# start of AVAILABLE DATA

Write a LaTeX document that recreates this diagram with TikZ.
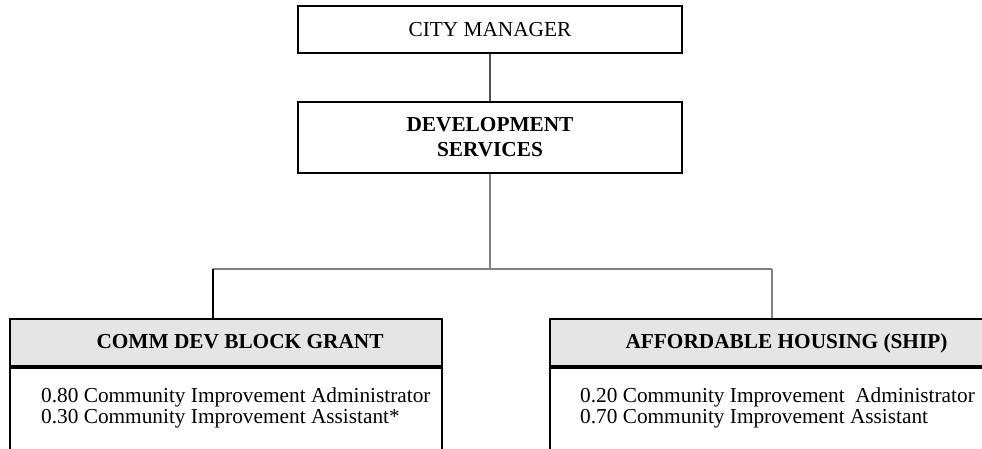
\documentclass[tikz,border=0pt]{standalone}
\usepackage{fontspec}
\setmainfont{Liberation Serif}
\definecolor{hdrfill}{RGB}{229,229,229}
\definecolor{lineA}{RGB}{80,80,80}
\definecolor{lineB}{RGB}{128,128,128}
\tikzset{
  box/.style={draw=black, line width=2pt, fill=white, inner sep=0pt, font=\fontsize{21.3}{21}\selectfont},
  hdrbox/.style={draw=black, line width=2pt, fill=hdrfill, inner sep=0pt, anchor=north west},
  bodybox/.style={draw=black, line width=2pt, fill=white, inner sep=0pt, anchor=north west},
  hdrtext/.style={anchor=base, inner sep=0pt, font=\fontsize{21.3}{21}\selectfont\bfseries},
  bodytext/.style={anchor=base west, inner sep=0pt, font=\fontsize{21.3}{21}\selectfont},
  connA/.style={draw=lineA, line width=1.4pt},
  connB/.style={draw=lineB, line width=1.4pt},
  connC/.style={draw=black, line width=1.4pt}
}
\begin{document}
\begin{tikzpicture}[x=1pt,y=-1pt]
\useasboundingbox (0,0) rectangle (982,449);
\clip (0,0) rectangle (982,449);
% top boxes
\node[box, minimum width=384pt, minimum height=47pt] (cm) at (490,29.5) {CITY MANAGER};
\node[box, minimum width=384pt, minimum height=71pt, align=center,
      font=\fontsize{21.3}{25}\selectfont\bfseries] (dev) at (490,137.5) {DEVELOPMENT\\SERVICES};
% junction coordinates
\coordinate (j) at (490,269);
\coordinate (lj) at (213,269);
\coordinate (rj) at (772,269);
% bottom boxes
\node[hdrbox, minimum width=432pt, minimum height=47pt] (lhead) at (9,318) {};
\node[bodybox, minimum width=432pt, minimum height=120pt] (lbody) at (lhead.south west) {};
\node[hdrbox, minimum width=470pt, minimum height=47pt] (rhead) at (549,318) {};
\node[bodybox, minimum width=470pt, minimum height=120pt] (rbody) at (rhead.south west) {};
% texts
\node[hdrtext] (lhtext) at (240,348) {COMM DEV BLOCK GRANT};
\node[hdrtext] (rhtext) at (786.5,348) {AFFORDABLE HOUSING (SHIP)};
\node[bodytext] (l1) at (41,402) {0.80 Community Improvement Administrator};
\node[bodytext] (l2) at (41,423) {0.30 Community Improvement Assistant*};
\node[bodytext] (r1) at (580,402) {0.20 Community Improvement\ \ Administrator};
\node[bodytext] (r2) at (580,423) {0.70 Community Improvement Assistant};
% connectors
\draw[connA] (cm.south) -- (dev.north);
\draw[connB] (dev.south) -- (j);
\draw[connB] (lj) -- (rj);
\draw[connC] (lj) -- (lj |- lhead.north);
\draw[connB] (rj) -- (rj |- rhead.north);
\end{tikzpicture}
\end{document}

# end of AVAILABLE DATA

(SHORT TASK):
Reproduce the listing above exactly, excluding all pictures.

(ANSWER TO THIS PROBLEM):
Write a LaTeX document that recreates this diagram with TikZ.
\documentclass[tikz,border=0pt]{standalone}
\usepackage{fontspec}
\setmainfont{Liberation Serif}
\definecolor{hdrfill}{RGB}{229,229,229}
\definecolor{lineA}{RGB}{80,80,80}
\definecolor{lineB}{RGB}{128,128,128}
\tikzset{
  box/.style={draw=black, line width=2pt, fill=white, inner sep=0pt, font=\fontsize{21.3}{21}\selectfont},
  hdrbox/.style={draw=black, line width=2pt, fill=hdrfill, inner sep=0pt, anchor=north west},
  bodybox/.style={draw=black, line width=2pt, fill=white, inner sep=0pt, anchor=north west},
  hdrtext/.style={anchor=base, inner sep=0pt, font=\fontsize{21.3}{21}\selectfont\bfseries},
  bodytext/.style={anchor=base west, inner sep=0pt, font=\fontsize{21.3}{21}\selectfont},
  connA/.style={draw=lineA, line width=1.4pt},
  connB/.style={draw=lineB, line width=1.4pt},
  connC/.style={draw=black, line width=1.4pt}
}
\begin{document}
\begin{tikzpicture}[x=1pt,y=-1pt]
\useasboundingbox (0,0) rectangle (982,449);
\clip (0,0) rectangle (982,449);
% top boxes
\node[box, minimum width=384pt, minimum height=47pt] (cm) at (490,29.5) {CITY MANAGER};
\node[box, minimum width=384pt, minimum height=71pt, align=center,
      font=\fontsize{21.3}{25}\selectfont\bfseries] (dev) at (490,137.5) {DEVELOPMENT\\SERVICES};
% junction coordinates
\coordinate (j) at (490,269);
\coordinate (lj) at (213,269);
\coordinate (rj) at (772,269);
% bottom boxes
\node[hdrbox, minimum width=432pt, minimum height=47pt] (lhead) at (9,318) {};
\node[bodybox, minimum width=432pt, minimum height=120pt] (lbody) at (lhead.south west) {};
\node[hdrbox, minimum width=470pt, minimum height=47pt] (rhead) at (549,318) {};
\node[bodybox, minimum width=470pt, minimum height=120pt] (rbody) at (rhead.south west) {};
% texts
\node[hdrtext] (lhtext) at (240,348) {COMM DEV BLOCK GRANT};
\node[hdrtext] (rhtext) at (786.5,348) {AFFORDABLE HOUSING (SHIP)};
\node[bodytext] (l1) at (41,402) {0.80 Community Improvement Administrator};
\node[bodytext] (l2) at (41,423) {0.30 Community Improvement Assistant*};
\node[bodytext] (r1) at (580,402) {0.20 Community Improvement\ \ Administrator};
\node[bodytext] (r2) at (580,423) {0.70 Community Improvement Assistant};
% connectors
\draw[connA] (cm.south) -- (dev.north);
\draw[connB] (dev.south) -- (j);
\draw[connB] (lj) -- (rj);
\draw[connC] (lj) -- (lj |- lhead.north);
\draw[connB] (rj) -- (rj |- rhead.north);
\end{tikzpicture}
\end{document}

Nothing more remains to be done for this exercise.